Paul Umrichin November 04, 2012 at 03:10 AM
It was part of the deluxe package... I could have chosen the ignorance package but it seems you beat me to it.
Terry November 04, 2012 at 03:14 AM
Please inform, oh wise one, do you suffer shoulder pain as a consequence of constantly patting yourself on the back?
Paul Umrichin November 04, 2012 at 03:20 AM
A hot shower, ben gay and an aspirin take the pain right away
Yaofeng Chen November 04, 2012 at 02:03 PM
Reading all these comments I have a feeling many local politcal heads are going to fall this election, not by their own fault but because of Sandy. We are so short sided and knee jerk react.

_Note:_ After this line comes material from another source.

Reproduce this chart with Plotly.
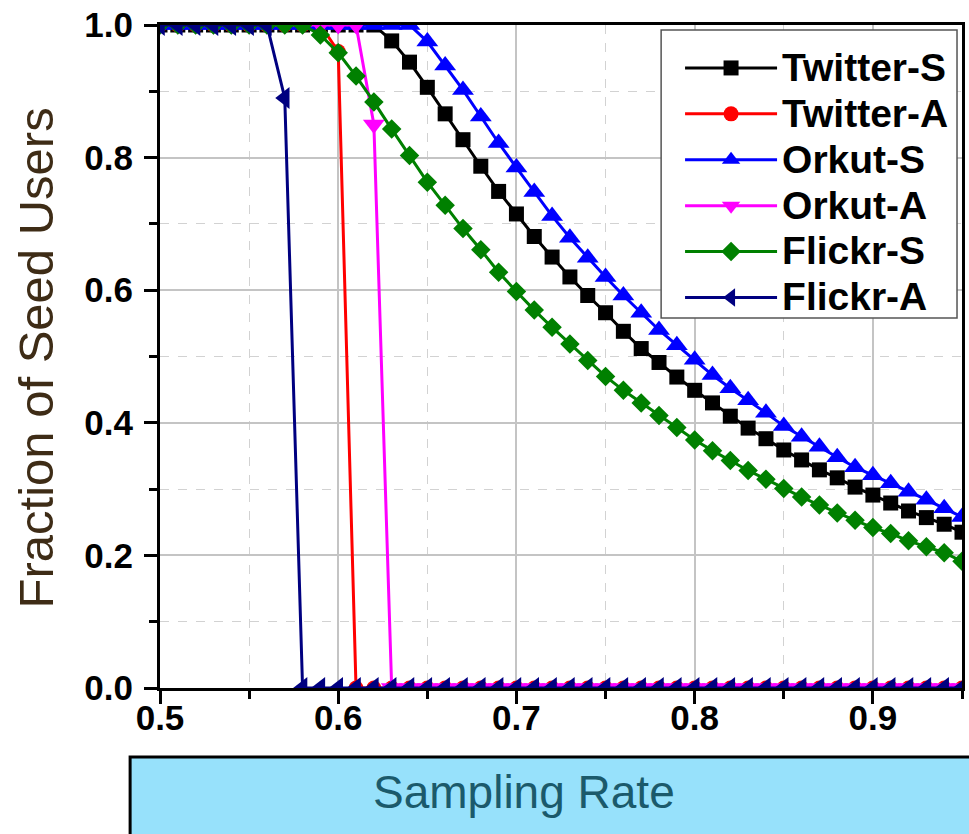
import plotly.graph_objects as go

sampling_rate = [0.50, 0.51, 0.52, 0.53, 0.54, 0.55, 0.56, 0.57, 0.58, 0.59,
                 0.60, 0.61, 0.62, 0.63, 0.64, 0.65, 0.66, 0.67, 0.68, 0.69,
                 0.70, 0.71, 0.72, 0.73, 0.74, 0.75, 0.76, 0.77, 0.78, 0.79,
                 0.80, 0.81, 0.82, 0.83, 0.84, 0.85, 0.86, 0.87, 0.88, 0.89,
                 0.90, 0.91, 0.92, 0.93, 0.94, 0.95]

twitter_s = [1.0, 1.0, 1.0, 1.0, 1.0, 1.0, 1.0, 1.0, 1.0, 1.0,
             1.0, 1.0, 1.0, 0.976, 0.944, 0.906, 0.866, 0.827, 0.787, 0.749,
             0.715, 0.681, 0.650, 0.620, 0.592, 0.566, 0.538, 0.512, 0.491, 0.469,
             0.449, 0.430, 0.410, 0.392, 0.376, 0.359, 0.344, 0.329, 0.317, 0.303,
             0.291, 0.279, 0.267, 0.257, 0.247, 0.235]

twitter_a = [1.0, 1.0, 1.0, 1.0, 1.0, 1.0, 1.0, 1.0, 1.0, 1.0,
             0.96, 0.0, 0.0, 0.0, 0.0, 0.0, 0.0, 0.0, 0.0, 0.0,
             0.0, 0.0, 0.0, 0.0, 0.0, 0.0, 0.0, 0.0, 0.0, 0.0,
             0.0, 0.0, 0.0, 0.0, 0.0, 0.0, 0.0, 0.0, 0.0, 0.0,
             0.0, 0.0, 0.0, 0.0, 0.0, 0.0]

orkut_s = [1.0, 1.0, 1.0, 1.0, 1.0, 1.0, 1.0, 1.0, 1.0, 1.0,
           1.0, 1.0, 1.0, 1.0, 1.0, 0.975, 0.939, 0.902, 0.862, 0.822,
           0.785, 0.748, 0.712, 0.679, 0.649, 0.620, 0.592, 0.566, 0.540, 0.517,
           0.495, 0.472, 0.452, 0.434, 0.415, 0.395, 0.379, 0.364, 0.348, 0.333,
           0.321, 0.309, 0.296, 0.284, 0.271, 0.258]

orkut_a = [1.0, 1.0, 1.0, 1.0, 1.0, 1.0, 1.0, 1.0, 1.0, 1.0,
           1.0, 1.0, 0.85, 0.0, 0.0, 0.0, 0.0, 0.0, 0.0, 0.0,
           0.0, 0.0, 0.0, 0.0, 0.0, 0.0, 0.0, 0.0, 0.0, 0.0,
           0.0, 0.0, 0.0, 0.0, 0.0, 0.0, 0.0, 0.0, 0.0, 0.0,
           0.0, 0.0, 0.0, 0.0, 0.0, 0.0]

flickr_s = [1.0, 1.0, 1.0, 1.0, 1.0, 1.0, 1.0, 1.0, 1.0, 0.985,
            0.958, 0.923, 0.884, 0.843, 0.803, 0.763, 0.728, 0.693, 0.661, 0.627,
            0.598, 0.570, 0.544, 0.519, 0.494, 0.470, 0.449, 0.430, 0.411, 0.393,
            0.374, 0.358, 0.343, 0.328, 0.315, 0.301, 0.288, 0.276, 0.264, 0.253,
            0.242, 0.233, 0.222, 0.213, 0.204, 0.191]

flickr_a = [1.0, 1.0, 1.0, 1.0, 1.0, 1.0, 1.0, 0.89, 0.0, 0.0,
            0.0, 0.0, 0.0, 0.0, 0.0, 0.0, 0.0, 0.0, 0.0, 0.0,
            0.0, 0.0, 0.0, 0.0, 0.0, 0.0, 0.0, 0.0, 0.0, 0.0,
            0.0, 0.0, 0.0, 0.0, 0.0, 0.0, 0.0, 0.0, 0.0, 0.0,
            0.0, 0.0, 0.0, 0.0, 0.0, 0.0]

series_names = ["Twitter-S", "Twitter-A", "Orkut-S", "Orkut-A", "Flickr-S", "Flickr-A"]
series_values = [twitter_s, twitter_a, orkut_s, orkut_a, flickr_s, flickr_a]
series_colors = ["#000000", "#FF0000", "#0000FF", "#FF00FF", "#008000", "#000080"]
series_symbols = ["square", "circle", "triangle-up", "triangle-down", "diamond", "triangle-left"]
series_sizes = [15, 15, 19, 19, 15, 19]

x_ticks = [0.5, 0.6, 0.7, 0.8, 0.9]
y_ticks = [0.0, 0.2, 0.4, 0.6, 0.8, 1.0]

FONT = "Liberation Sans, Arial, sans-serif"

fig = go.Figure()
for name, vals, col, sym, sz in zip(series_names, series_values, series_colors,
                                    series_symbols, series_sizes):
    fig.add_trace(go.Scatter(
        x=sampling_rate, y=vals,
        name="<span style='font-size:39px'>%s</span>" % name,
        mode="lines+markers",
        line=dict(color=col, width=3),
        marker=dict(symbol=sym, size=sz, color=col, line=dict(width=0)),
        cliponaxis=True,
    ))

axis_common = dict(
    showline=True, linecolor="black", linewidth=3, mirror=True,
    ticks="outside", tickcolor="black", tickwidth=2.5, ticklen=13,
    showgrid=True, gridcolor="#c4c4c4", gridwidth=1.5,
    zeroline=False,
    tickfont=dict(family=FONT, size=35, color="black", weight="bold"),
    tickformat=".1f",
)

# paper-coordinate helpers (plot area: x 160..965 px, y 25..688 px)
def px_x(p):
    return (p - 160) / 805.0

def px_y(p):
    return (688 - p) / 663.0

fig.update_layout(
    width=969, height=834,
    margin=dict(l=160, r=4, t=25, b=146),
    paper_bgcolor="white", plot_bgcolor="white",
    xaxis=dict(range=[0.5, 0.95], tickvals=x_ticks,
               minor=dict(dtick=0.05, tick0=0.5, ticks="outside", ticklen=8,
                          tickwidth=2.5, tickcolor="black", showgrid=True,
                          gridcolor="#d2d2d2", griddash="dash", gridwidth=1.2),
               ticklabelstandoff=-16,
               **axis_common),
    yaxis=dict(range=[0, 1], tickvals=y_ticks,
               minor=dict(dtick=0.1, tick0=0, ticks="outside", ticklen=8,
                          tickwidth=2.5, tickcolor="black", showgrid=True,
                          gridcolor="#d2d2d2", griddash="dash", gridwidth=1.2),
               ticklabelstandoff=4,
               **axis_common),
    showlegend=True,
    legend=dict(x=px_x(682), y=px_y(40), xanchor="left", yanchor="top",
                bgcolor="rgba(0,0,0,0)", borderwidth=0,
                font=dict(family=FONT, size=33, color="black", weight="bold"),
                itemwidth=92, tracegroupgap=0),
    shapes=[
        dict(type="rect", xref="paper", yref="paper",
             x0=px_x(663), x1=px_x(960), y0=px_y(318), y1=px_y(30),
             line=dict(color="#555555", width=1.5), fillcolor="white",
             layer="above"),
        dict(type="rect", xref="paper", yref="paper",
             x0=px_x(130), x1=1.02, y0=-0.24, y1=px_y(757),
             line=dict(color="black", width=3), fillcolor="#97E1FB",
             layer="above"),
    ],
    annotations=[
        dict(text="Sampling Rate", xref="paper", yref="paper",
             x=px_x(525), y=px_y(792), xanchor="center", yanchor="middle",
             showarrow=False,
             font=dict(family=FONT, size=46, color="#1b5a6b")),
        dict(text="Fraction of Seed Users", xref="paper", yref="paper",
             x=px_x(36), y=px_y(358), xanchor="center", yanchor="middle",
             textangle=-90, showarrow=False,
             font=dict(family=FONT, size=49, color="#3e2c16")),
    ],
)

fig.write_html("out.html")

People lose sight of the fact Sandy is unprecedanted over the past 100 years. It simply overwhelms the resources of what the utilities companies can deal with. The local governments actually have very little to do with restoring power which seems to be the source of frustration for most. Imagine Sandy is a 500 year occurrence. We should be thankful the majority of us only suffer the minor inconvenience of not having power, cell phone and cable signal for a week. Has anyone of you been to New Orleans post Katrina? I have. Six months after Katrina hit New Orleans there are still cars pile under highway bridges. Many neighborhoods remained ghost towns being completely dark after sun down. I've seen large fishing boats still parked in the middle of the street in the St. Charles section. Yes. That was six months after Katrina, something I thought unbelievable to have witnessed in America. Although I must say psychology played a role in the slow reconstruction post Katrina. Many people weren't sure the neighborhood they used to live is coming back so they did not know if it is worthwhile to put more money into rebuilding the house which got destroyed by the hurricane. We should feel very lucky we are not in that situation. This is something many NJ shore residents are thinking now.